【发布时间】:2015-03-01 04:20:45
【问题描述】:
我正在尝试按日期查看用户活动。第一步是使用交叉联接和 where 子句构建自创建用户帐户以来的每一天的表。我的第一次尝试是这样的:
SELECT
u.user_id as user_id,
date(u.created) as signup_date,
cal.date as date,
from rsdw.user u
cross join (select date(dt) as date from [rsdw.calendar] where date(dt) < CURRENT_DATE() ) cal
where
date(u.created) <= cal.date
(日历表只是自 2006 年以来所有日期的列表(3288 行)。用户表有大约 1m 行。)
这个查询需要很长时间......太长了,以至于我在 1000 秒左右就放弃了它。我试着稍微调整一下查询。如果我在交叉连接中添加一个“每个”:
SELECT
u.user_id as user_id,
date(u.created) as signup_date,
cal.date as date,
from rsdw.user u
cross join each (select date(dt) as date from [rsdw.calendar] where date(dt) < CURRENT_DATE() ) cal
where
date(u.created) <= cal.date
我得到一个错误:
Error: Cannot CROSS JOIN two tables with EACH qualifiers.

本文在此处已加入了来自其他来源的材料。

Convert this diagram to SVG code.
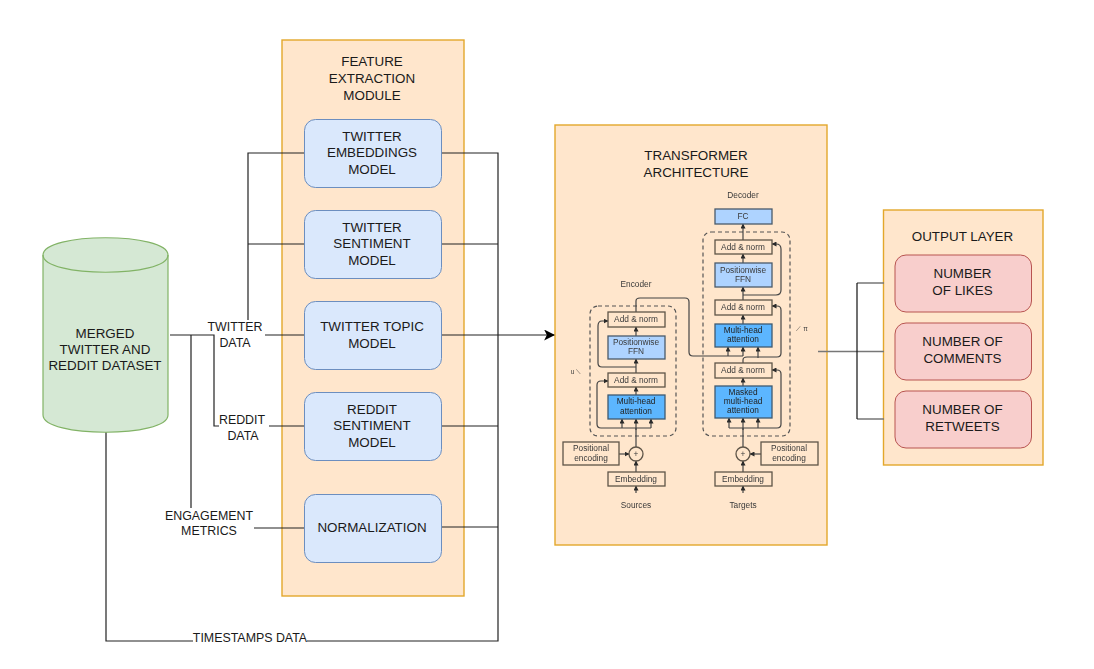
<svg xmlns="http://www.w3.org/2000/svg" width="1094" height="669" viewBox="0 0 1094 669">
<defs>
<marker id="big" viewBox="0 0 10 10" refX="9" refY="5" markerWidth="11" markerHeight="11" markerUnits="userSpaceOnUse" orient="auto"><path d="M0 0L10 5L0 10L2.500 5Z" fill="#000"/></marker>
<marker id="a" viewBox="0 0 10 10" refX="9" refY="5" markerWidth="5" markerHeight="5" markerUnits="userSpaceOnUse" orient="auto"><path d="M0 0L10 5L0 10Z" fill="#2a2a2a"/></marker>
<filter id="soft" x="-5%" y="-5%" width="110%" height="110%"><feGaussianBlur stdDeviation="0.4"/></filter>
</defs>
<style>
text{font-family:"Liberation Sans",Arial,sans-serif;fill:#1a1a1a;text-anchor:middle}
.t{font-size:13.4px}
.e{font-size:12.4px}
.s{font-size:8.300px;fill:#3a3a3a}
.panel{fill:#ffe6cc;stroke:#e3a72b;stroke-width:1.4}
.blue{fill:#dae8fc;stroke:#6c8ebf;stroke-width:1}
.red{fill:#f8cecc;stroke:#b85450;stroke-width:1}
.c{fill:none;stroke:#222;stroke-width:1.200}
.g{fill:none;stroke:#777;stroke-width:1.500}
.tf{fill:none;stroke:#444;stroke-width:1.200}
.d{fill:none;stroke:#555;stroke-width:1.200;stroke-dasharray:4 3}
.box{fill:#ffe6cc;stroke:#5f5548;stroke-width:1.300}
.lb{fill:#aed3ff;stroke:#4a5a6a;stroke-width:1.300}
.db{fill:#5cb6ff;stroke:#3f5a70;stroke-width:1.300}
</style>
<g id="panels">
<rect class="panel" x="282" y="40" width="182" height="556"/>
<rect class="panel" x="555" y="125" width="272" height="420"/>
<rect class="panel" x="883.500" y="210" width="159.500" height="255"/>
</g>
<g id="connectors">
<path class="c" d="M170 335H214V426H219M248 320V153H304M248 244H304M265 335H304M269 426H304M191 335V508M254 528H304"/>
<path class="c" d="M106 432V641H193M307 641H498V153H441M441 244H498M441 426H498M441 527H498"/>
<path class="c" d="M441 335H554" marker-end="url(#big)"/>
<path class="g" d="M818 351.500H884M884 283H857M857 419H884"/>
<path class="c" d="M857 283V419" style="stroke:#111"/>
</g>
<g id="edge-labels">
<text class="e" x="235" y="331">TWITTER</text>
<text class="e" x="235" y="347">DATA</text>
<text class="e" x="242" y="424">REDDIT</text>
<text class="e" x="243" y="440">DATA</text>
<text class="e" x="209" y="520">ENGAGEMENT</text>
<text class="e" x="209" y="535">METRICS</text>
<text class="e" x="250" y="642">TIMESTAMPS DATA</text>
</g>
<g id="dataset">
<path d="M43 255C43 232 168 232 168 255V415C168 438 43 438 43 415Z" fill="#d5e8d4" stroke="#82b366" stroke-width="1.200"/>
<path d="M43 255C43 278 168 278 168 255" fill="none" stroke="#82b366" stroke-width="1.200"/>
<text class="t" x="105" y="338">MERGED</text>
<text class="t" x="105" y="354">TWITTER AND</text>
<text class="t" x="105" y="370">REDDIT DATASET</text>
</g>
<g id="feature-module">
<text class="t" x="372" y="66">FEATURE</text>
<text class="t" x="372" y="83">EXTRACTION</text>
<text class="t" x="372" y="100">MODULE</text>
</g>
<g id="twitter-embeddings"><rect class="blue" x="304.500" y="119.500" width="137" height="68" rx="11"/><text class="t" x="372" y="141">TWITTER</text><text class="t" x="372" y="157">EMBEDDINGS</text><text class="t" x="372" y="174">MODEL</text></g>
<g id="twitter-sentiment"><rect class="blue" x="304.500" y="210.500" width="137" height="68" rx="11"/><text class="t" x="372" y="232">TWITTER</text><text class="t" x="372" y="248">SENTIMENT</text><text class="t" x="372" y="265">MODEL</text></g>
<g id="twitter-topic"><rect class="blue" x="304.500" y="301.500" width="137" height="68" rx="11"/><text class="t" x="372" y="331">TWITTER TOPIC</text><text class="t" x="372" y="348">MODEL</text></g>
<g id="reddit-sentiment"><rect class="blue" x="304.500" y="392.500" width="137" height="68" rx="11"/><text class="t" x="372" y="414">REDDIT</text><text class="t" x="372" y="430">SENTIMENT</text><text class="t" x="372" y="447">MODEL</text></g>
<g id="normalization"><rect class="blue" x="304.500" y="494.500" width="137" height="68" rx="11"/><text class="t" x="372" y="532">NORMALIZATION</text></g>
<g id="transformer">
<text class="t" x="696" y="160">TRANSFORMER</text>
<text class="t" x="696" y="177">ARCHITECTURE</text>
<g id="transformer-figure" filter="url(#soft)">
<text class="s" x="743" y="198">Decoder</text>
<text class="s" x="636" y="287">Encoder</text>
<text class="s" x="576" y="374" style="font-size:6.500px">u ⟍</text>
<text class="s" x="802" y="331" style="font-size:6.500px">⟋ π</text>
<rect class="d" x="590" y="306" width="86" height="130" rx="8"/>
<rect class="d" x="703" y="232" width="87" height="204" rx="8"/>
<path class="tf" d="M636 447V428"/>
<path class="tf" d="M636 493V486" marker-end="url(#a)"/><path class="tf" d="M636 472V461" marker-end="url(#a)"/><path class="tf" d="M636 430V419" marker-end="url(#a)"/><path class="tf" d="M636 395V387" marker-end="url(#a)"/><path class="tf" d="M636 373V359" marker-end="url(#a)"/><path class="tf" d="M636 336V327" marker-end="url(#a)"/>
<path class="tf" d="M743 447V428"/>
<path class="tf" d="M743 493V486" marker-end="url(#a)"/><path class="tf" d="M743 472V461" marker-end="url(#a)"/><path class="tf" d="M743 430V418" marker-end="url(#a)"/><path class="tf" d="M743 386V378" marker-end="url(#a)"/><path class="tf" d="M743 324V315" marker-end="url(#a)"/><path class="tf" d="M743 300V287" marker-end="url(#a)"/><path class="tf" d="M743 263V254" marker-end="url(#a)"/><path class="tf" d="M743 240V224" marker-end="url(#a)"/>
<path class="tf" d="M619 454H629" marker-end="url(#a)"/><path class="tf" d="M761 454H750" marker-end="url(#a)"/>
<path class="tf" d="M622 428Q622 424 622 419" marker-end="url(#a)"/><path class="tf" d="M651 428V419" marker-end="url(#a)"/>
<path class="tf" d="M651 428H601Q597 428 597 424V385Q597 381 601 381H608" marker-end="url(#a)"/>
<path class="tf" d="M636 367H602Q598 367 598 363V326Q598 321 602 321H608" marker-end="url(#a)"/>
<path class="tf" d="M729 428V418" marker-end="url(#a)"/><path class="tf" d="M758 428V418" marker-end="url(#a)"/>
<path class="tf" d="M729 428H777Q781 428 781 424V374Q781 370 777 370H772" marker-end="url(#a)"/>
<path class="tf" d="M636 312V301Q636 298 640 298H685Q689 298 689 302V352Q689 356 693 356H743"/>
<path class="tf" d="M728 356V347" marker-end="url(#a)"/><path class="tf" d="M743 356V347" marker-end="url(#a)"/><path class="tf" d="M758 358V347" marker-end="url(#a)"/>
<path class="tf" d="M743 363V360Q743 357 747 357H777Q781 357 781 353V310Q781 306 777 306H772" marker-end="url(#a)"/>
<path class="tf" d="M743 295H776Q781 295 781 290V249Q781 244 776 244H772" marker-end="url(#a)"/>
<g id="enc-add-top"><rect class="box" x="608" y="312" width="57" height="15"/><text class="s" x="636" y="322">Add &amp; norm</text></g>
<g id="enc-ffn"><rect class="lb" x="608" y="336" width="57" height="23"/><text class="s" x="636" y="345">Positionwise</text><text class="s" x="636" y="354">FFN</text></g>
<g id="enc-add"><rect class="box" x="608" y="373" width="57" height="14"/><text class="s" x="636" y="383">Add &amp; norm</text></g>
<g id="enc-attn"><rect class="db" x="608" y="395" width="57" height="24"/><text class="s" x="636" y="404" style="fill:#222">Multi-head</text><text class="s" x="636" y="414" style="fill:#222">attention</text></g>
<g id="enc-pos"><rect class="box" x="563" y="442" width="56" height="23"/><text class="s" x="591" y="451">Positional</text><text class="s" x="591" y="461">encoding</text></g>
<g id="enc-plus"><circle class="box" cx="636" cy="454" r="7"/><text class="s" x="636" y="457">+</text></g>
<g id="enc-embed"><rect class="box" x="608" y="472" width="57" height="14"/><text class="s" x="636" y="482">Embedding</text></g>
<text class="s" x="636" y="508">Sources</text>
<g id="dec-fc"><rect class="lb" x="715" y="209" width="57" height="15"/><text class="s" x="743" y="219">FC</text></g>
<g id="dec-add-top"><rect class="box" x="715" y="240" width="57" height="14"/><text class="s" x="743" y="250">Add &amp; norm</text></g>
<g id="dec-ffn"><rect class="lb" x="715" y="263" width="57" height="24"/><text class="s" x="743" y="273">Positionwise</text><text class="s" x="743" y="282">FFN</text></g>
<g id="dec-add-mid"><rect class="box" x="715" y="300" width="57" height="15"/><text class="s" x="743" y="310">Add &amp; norm</text></g>
<g id="dec-attn"><rect class="db" x="715" y="324" width="57" height="23"/><text class="s" x="743" y="333" style="fill:#222">Multi-head</text><text class="s" x="743" y="342" style="fill:#222">attention</text></g>
<g id="dec-add"><rect class="box" x="715" y="363" width="57" height="15"/><text class="s" x="743" y="373">Add &amp; norm</text></g>
<g id="dec-masked"><rect class="db" x="715" y="386" width="57" height="32"/><text class="s" x="743" y="395" style="fill:#222">Masked</text><text class="s" x="743" y="404" style="fill:#222">multi-head</text><text class="s" x="743" y="413" style="fill:#222">attention</text></g>
<g id="dec-pos"><rect class="box" x="761" y="442" width="57" height="23"/><text class="s" x="789" y="451">Positional</text><text class="s" x="789" y="461">encoding</text></g>
<g id="dec-plus"><circle class="box" cx="743" cy="454" r="7"/><text class="s" x="743" y="457">+</text></g>
<g id="dec-embed"><rect class="box" x="715" y="472" width="57" height="14"/><text class="s" x="743" y="482">Embedding</text></g>
<text class="s" x="743" y="508">Targets</text>
</g>
</g>
<g id="output-layer">
<text class="t" x="962.500" y="241">OUTPUT LAYER</text>
</g>
<g id="likes"><rect class="red" x="895" y="255" width="136.500" height="57" rx="11"/><text class="t" x="962.500" y="278">NUMBER</text><text class="t" x="962.500" y="295">OF LIKES</text></g>
<g id="comments"><rect class="red" x="895" y="323" width="136.500" height="57" rx="11"/><text class="t" x="962.500" y="346">NUMBER OF</text><text class="t" x="962.500" y="363">COMMENTS</text></g>
<g id="retweets"><rect class="red" x="895" y="391" width="136.500" height="57" rx="11"/><text class="t" x="962.500" y="414">NUMBER OF</text><text class="t" x="962.500" y="431">RETWEETS</text></g>
</svg>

最后,如果我保留“每个”但交换表,则只需 90 秒即可完成!
SELECT
u.user_id as user_id,
date(u.created) as signup_date,
cal.date as date,
from (select date(dt) as date from [rsdw.calendar] where date(dt) < CURRENT_DATE() ) cal
cross join each rsdw.user u
where
date(u.created) <= cal.date
谁能解释为什么第三次迭代要快得多,为什么第二次会出错?
【问题讨论】:
标签: google-bigquery cross-join